SQM Research released a report into the likely housing market effects of The Labor Party’s proposal to change negative gearing, taking into account current housing market conditions.
This research is an update on our initial paper released in June 2016 – a time when the housing market was in a considerably stronger state than the current weak conditions.
1. Yields to Rise
International comparisons, historical precedents and the effective grossed up yield benefit all indicate that acquisition rental yields are likely to rise between 0.85% and 1.2% (85 to 120 basis points) over a two to three year period post the implementation of the new tax policy.
Average acquisition yields therefore may rise from approximately 4.0% up to 5.2%.
If interest rates are cut by 50 basis points, the rise in yields will be smaller, with a rise to between 65 and 95 basis points.
Much would depend how much of the interest rate cut is passed on by the banks.
2. Rents to Remain Stable – Initially
Rental changes are initially likely to remain stable at -1% to +1%.
However there is likely to be upward pressure from 2021 due to the current slump in building approvals which will be aggravated by the loss of negative gearing.
The slump in approvals has now fallen below underlying demand requirements which may create a shortage of dwellings from late 2020.
SQM Research believes market rents could accelerate rise between 7% to 12% over the period 2020 to 2022, assuming there is an interest rate cut.
Brisbane and Perth are likely to record the largest rises in rents.
3. Dwelling Prices to Fall
Given the forecast of initial negligible rental growth and a rise in gross rental yields, SQM Research forecasts further price falls in the housing market over the period 2020 to 2022.
There may be a brief rally in the lead up to the repeal of negative gearing, especially if there is an interest rate cut prior to legislation passing.
This would also be as a result of grandfathering opportunities and, potentially a mild loosening of the current lending restrictions by the banks.
Thereafter, dwelling prices would likely fall again due to a rapid decline in investor demand.
4. Sales Turnover and Stamp Duty Revenue to Fall
Property sales turnover is predicted to fall another 8% to 15% from 2019 levels with most of the declines in sales to occur in calendar 2020.
This would result in a fall in aggregate state stamp duty revenue of $2.3 billion dollars.

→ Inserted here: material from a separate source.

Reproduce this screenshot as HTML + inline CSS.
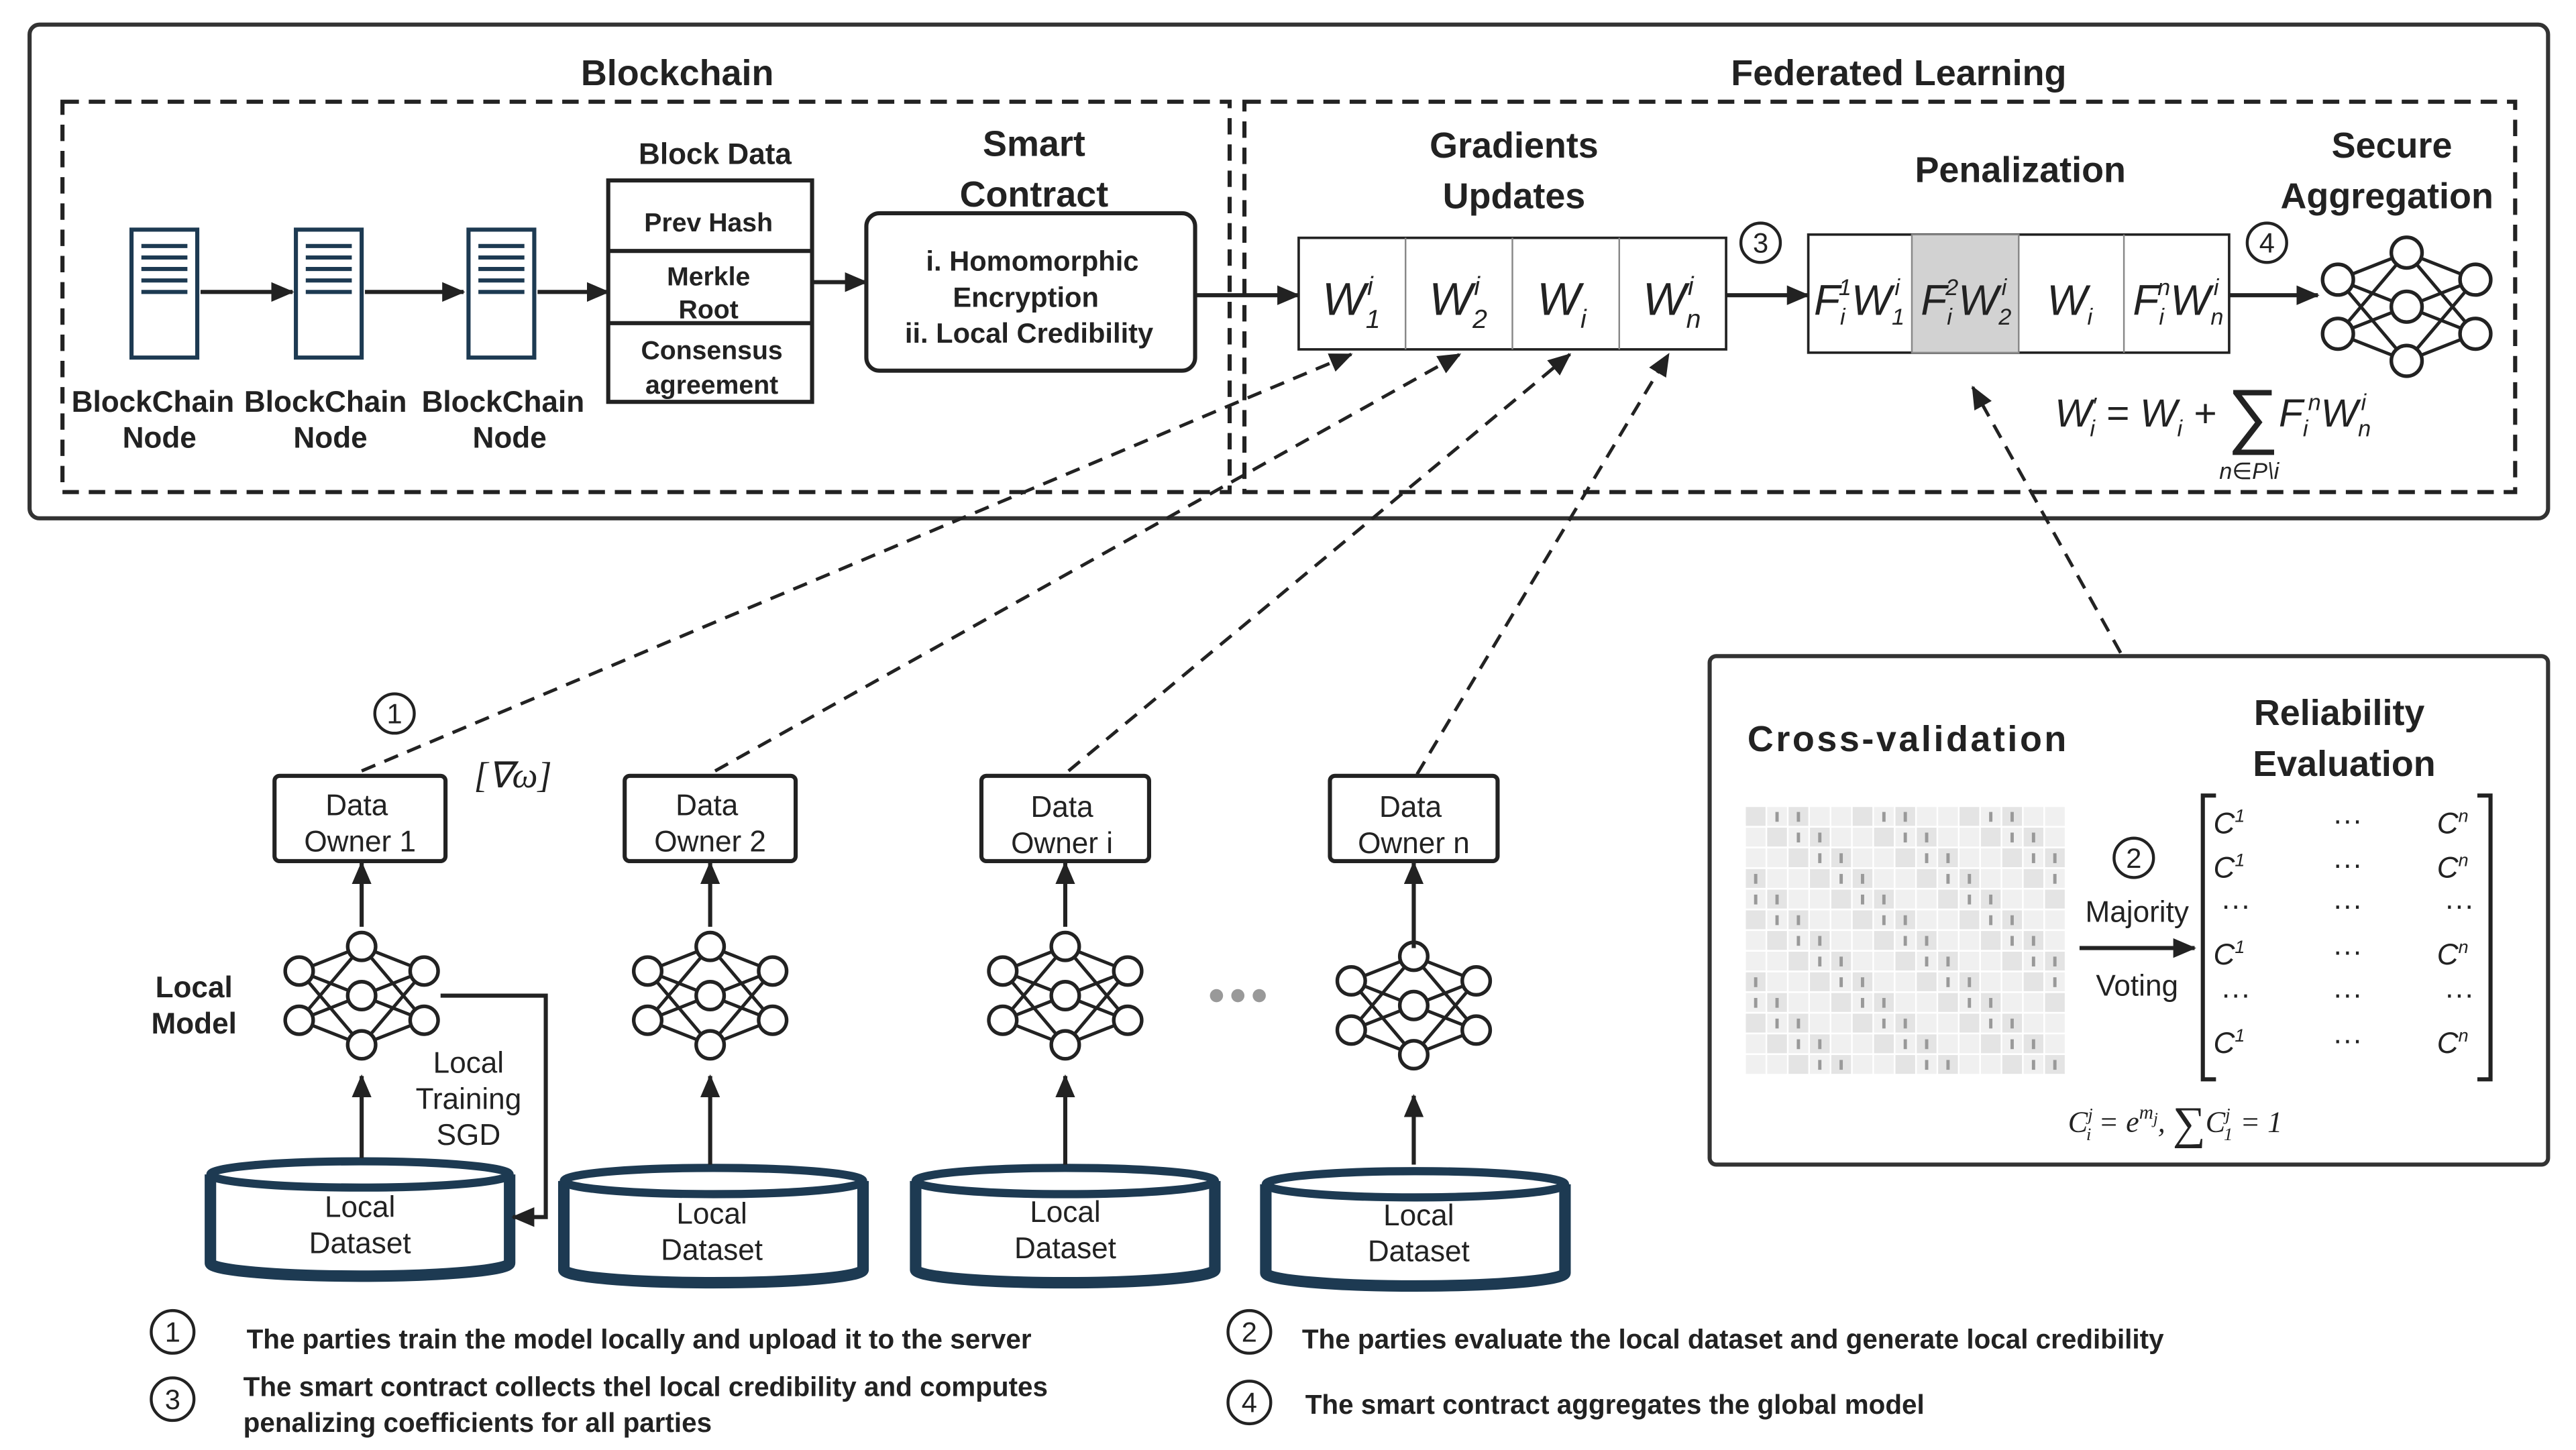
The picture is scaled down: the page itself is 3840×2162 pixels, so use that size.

5. Build-to-Rent Schemes will increase
With the housing market potentially trading at a higher gross rental yield, we anticipate an increase in interest in the housing market by financial institutions, particularly industry super funds who will invest via build-to-rent schemes.
This is a concept that has had some success in improving rental affordability overseas and could be useful for improving long term affordability in Australia.
6. Off-the-plan Investors at Risk
Investors seeking to benefit from negative gearing remaining on new properties/off-the-plan developments are exposed to a substantial risk of their property being valued below purchase price, especially if the investor is seeking to sell their investment within the first three years.
In short, if Labor’s Negative Gearing policy is legislated in its current form, we expect a rise in rental yields which will occur through a combination of additional falling dwelling prices and, eventually, a rise in rents.
Our analysis suggests the market impact would last by around three years.
There is, right now increased consensus that the RBA may have to cut rates this year.
If we were to see a cut of say 50 basis points, this would provide some cushion to the effects of Negative gearing repeal.
Even so, the market would still record dwelling price falls.
Housing construction; already in a slump, would likely fall further due to the lack of investor demand.
This would set up a shortage of housing come later 2020, based on current strong population growth rates.
Such a tax change during a housing downturn is in our opinion a risky move for the economy and so we encourage discussion of perhaps a phase in period for such legislation that would reduce the economic shock that this tax change could create.
Once again, strongly encourage Labor to consider some of the investor issues, particularly surrounding the distortion their policy may create on pricing of off-the-plan developments and the likely losses investors in those properties would face come resale time to those who won’t have the tax concession.
While we take the view that negative gearing reform is a good thing over the long term, such reform should be executed as part of a wider property tax reform that should be phased in over time.